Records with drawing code
◆ ◆ ◆ ◆ ◆ ◆ ◆

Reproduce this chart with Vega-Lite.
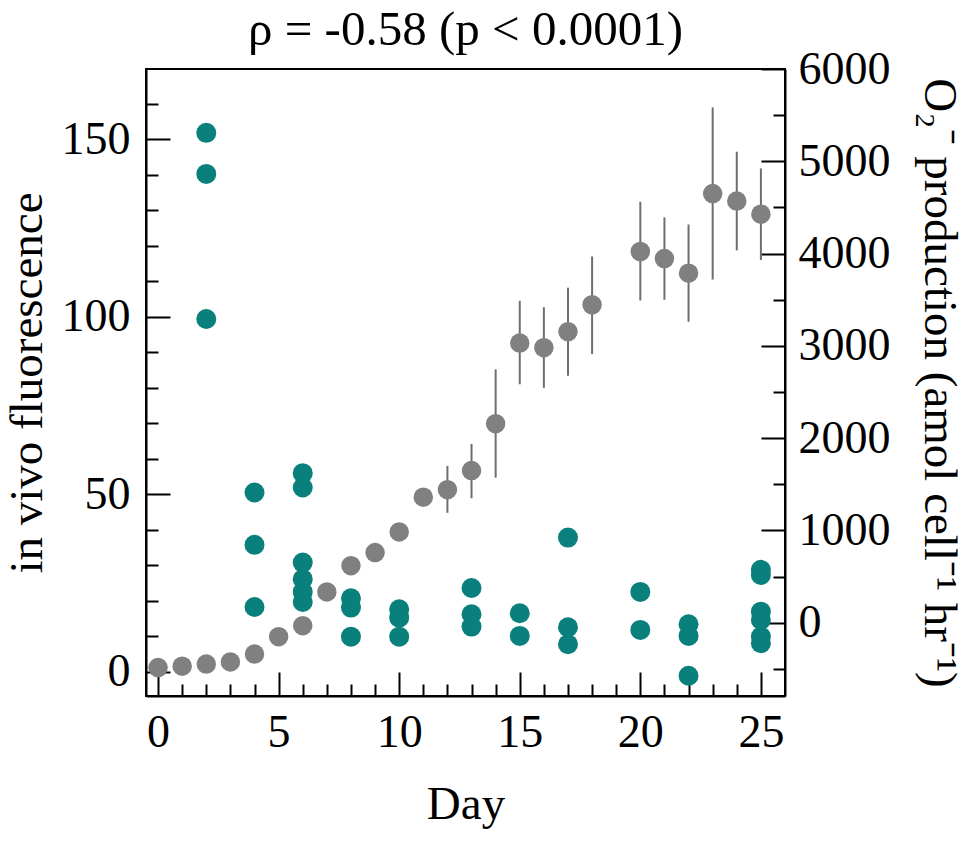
{
  "$schema": "https://vega.github.io/schema/vega-lite/v6.json",
  "width": 639,
  "height": 627,
  "autosize": "none",
  "padding": {"left": 146, "top": 69, "right": 189, "bottom": 152},
  "config": {
    "font": "Liberation Serif",
    "view": {"stroke": "black", "strokeWidth": 2},
    "axis": {
      "grid": false,
      "domainColor": "black",
      "domainWidth": 2,
      "tickColor": "black",
      "tickWidth": 2,
      "labelColor": "black",
      "labelFontSize": 46,
      "titleColor": "black",
      "titleFontSize": 47,
      "titleFontWeight": "normal"
    }
  },
  "title": {
    "text": "ρ = -0.58 (p < 0.0001)",
    "fontSize": 49,
    "fontWeight": "normal",
    "color": "black",
    "baseline": "alphabetic",
    "frame": "group",
    "offset": -48
  },
  "datasets": {
    "fluor": [
      {"day": 0, "value": 1.2},
      {"day": 1, "value": 1.6},
      {"day": 2, "value": 2.2},
      {"day": 3, "value": 2.8},
      {"day": 4, "value": 5.0},
      {"day": 5, "value": 9.9},
      {"day": 6, "value": 13.0},
      {"day": 7, "value": 22.5},
      {"day": 8, "value": 29.9},
      {"day": 9, "value": 33.6},
      {"day": 10, "value": 39.4},
      {"day": 11, "value": 49.2},
      {"day": 12, "value": 51.3, "lo": 44.8, "hi": 58.0},
      {"day": 13, "value": 56.7, "lo": 48.9, "hi": 64.2},
      {"day": 14, "value": 69.9, "lo": 54.7, "hi": 85.2},
      {"day": 15, "value": 92.6, "lo": 81.0, "hi": 104.5},
      {"day": 16, "value": 91.3, "lo": 80.0, "hi": 102.7},
      {"day": 17, "value": 95.8, "lo": 83.4, "hi": 108.2},
      {"day": 18, "value": 103.4, "lo": 89.5, "hi": 117.0},
      {"day": 20, "value": 118.4, "lo": 104.6, "hi": 132.4},
      {"day": 21, "value": 116.4, "lo": 104.8, "hi": 128.0},
      {"day": 22, "value": 112.3, "lo": 98.6, "hi": 126.0},
      {"day": 23, "value": 134.7, "lo": 110.5, "hi": 159.0},
      {"day": 24, "value": 132.6, "lo": 118.7, "hi": 146.5},
      {"day": 25, "value": 128.9, "lo": 116.0, "hi": 141.8}
    ],
    "o2": [
      {"day": 2, "value": 5308}, {"day": 2, "value": 4863}, {"day": 2, "value": 3291},
      {"day": 4, "value": 1410}, {"day": 4, "value": 843}, {"day": 4, "value": 170},
      {"day": 6, "value": 1620}, {"day": 6, "value": 1464}, {"day": 6, "value": 651},
      {"day": 6, "value": 471}, {"day": 6, "value": 333}, {"day": 6, "value": 224},
      {"day": 8, "value": 264}, {"day": 8, "value": 163}, {"day": 8, "value": -152},
      {"day": 10, "value": 145}, {"day": 10, "value": 54}, {"day": 10, "value": -152},
      {"day": 13, "value": 376}, {"day": 13, "value": 91}, {"day": 13, "value": -43},
      {"day": 15, "value": 102}, {"day": 15, "value": -144},
      {"day": 17, "value": 922}, {"day": 17, "value": -50}, {"day": 17, "value": -234},
      {"day": 20, "value": 333}, {"day": 20, "value": -79},
      {"day": 22, "value": -17}, {"day": 22, "value": -144}, {"day": 22, "value": -575},
      {"day": 25, "value": 572}, {"day": 25, "value": 517}, {"day": 25, "value": 119},
      {"day": 25, "value": 29}, {"day": 25, "value": -152}, {"day": 25, "value": -223}
    ]
  },
  "encoding": {
    "x": {
      "field": "day",
      "type": "quantitative",
      "scale": {"domain": [-0.5, 26.0], "nice": false, "zero": false},
      "axis": {
        "title": "Day",
        "values": [0, 1, 2, 3, 4, 5, 6, 7, 8, 9, 10, 11, 12, 13, 14, 15, 16, 17, 18, 19, 20, 21, 22, 23, 24, 25],
        "tickSize": {"condition": {"test": "datum.value % 5 === 0", "value": -24}, "value": -12},
        "labelExpr": "datum.value % 5 === 0 ? datum.label : ''",
        "labelPadding": 38,
        "labelFlush": false,
        "labelOverlap": false,
        "titlePadding": 14
      }
    }
  },
  "layer": [
    {
      "data": {"name": "o2"},
      "mark": {"type": "circle", "size": 400, "color": "#0a807d", "opacity": 1},
      "encoding": {
        "y": {
          "field": "value",
          "type": "quantitative",
          "scale": {"domain": [-795, 6000], "nice": false, "zero": false},
          "axis": {
            "orient": "right",
            "title": "O₂⁻ production (amol cell⁻¹ hr⁻¹)",
            "values": [-500, 0, 500, 1000, 1500, 2000, 2500, 3000, 3500, 4000, 4500, 5000, 5500, 6000],
            "tickSize": {"condition": {"test": "datum.value % 1000 === 0", "value": -24}, "value": -12},
            "labelExpr": "datum.value % 1000 === 0 && datum.value >= 0 ? datum.value : ''",
            "labelPadding": 37,
            "labelFlush": false,
            "labelOverlap": false,
            "titlePadding": 24
          }
        }
      }
    },
    {
      "data": {"name": "fluor"},
      "encoding": {
        "y": {
          "type": "quantitative",
          "scale": {"domain": [-6.8, 169.8], "nice": false, "zero": false},
          "axis": {
            "orient": "left",
            "title": "in vivo fluorescence",
            "values": [0, 10, 20, 30, 40, 50, 60, 70, 80, 90, 100, 110, 120, 130, 140, 150, 160],
            "tickSize": {"condition": {"test": "datum.value % 50 === 0", "value": -24}, "value": -12},
            "labelExpr": "datum.value % 50 === 0 ? datum.label : ''",
            "labelPadding": 40,
            "labelFlush": false,
            "labelOverlap": false,
            "titlePadding": 10
          }
        }
      },
      "layer": [
        {
          "mark": {"type": "rule", "color": "#6e6e6e", "strokeWidth": 2},
          "encoding": {
            "y": {"field": "lo"},
            "y2": {"field": "hi"}
          }
        },
        {
          "mark": {"type": "circle", "size": 380, "color": "#808080", "opacity": 1},
          "encoding": {
            "y": {"field": "value"}
          }
        }
      ]
    }
  ],
  "resolve": {"scale": {"y": "independent"}}
}
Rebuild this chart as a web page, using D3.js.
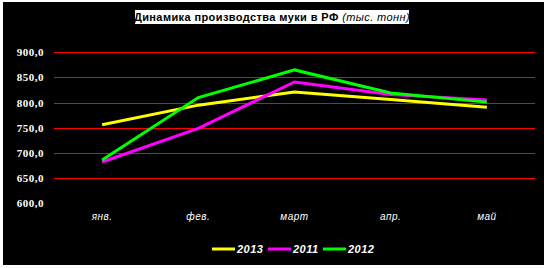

◆ ◆ ◆ ◆ ◆ ◆ ◆

Extract every line above containing the word "this".

Reproduce this chart with Vega-Lite.
Rebuild this chart as a web page, using D3.js.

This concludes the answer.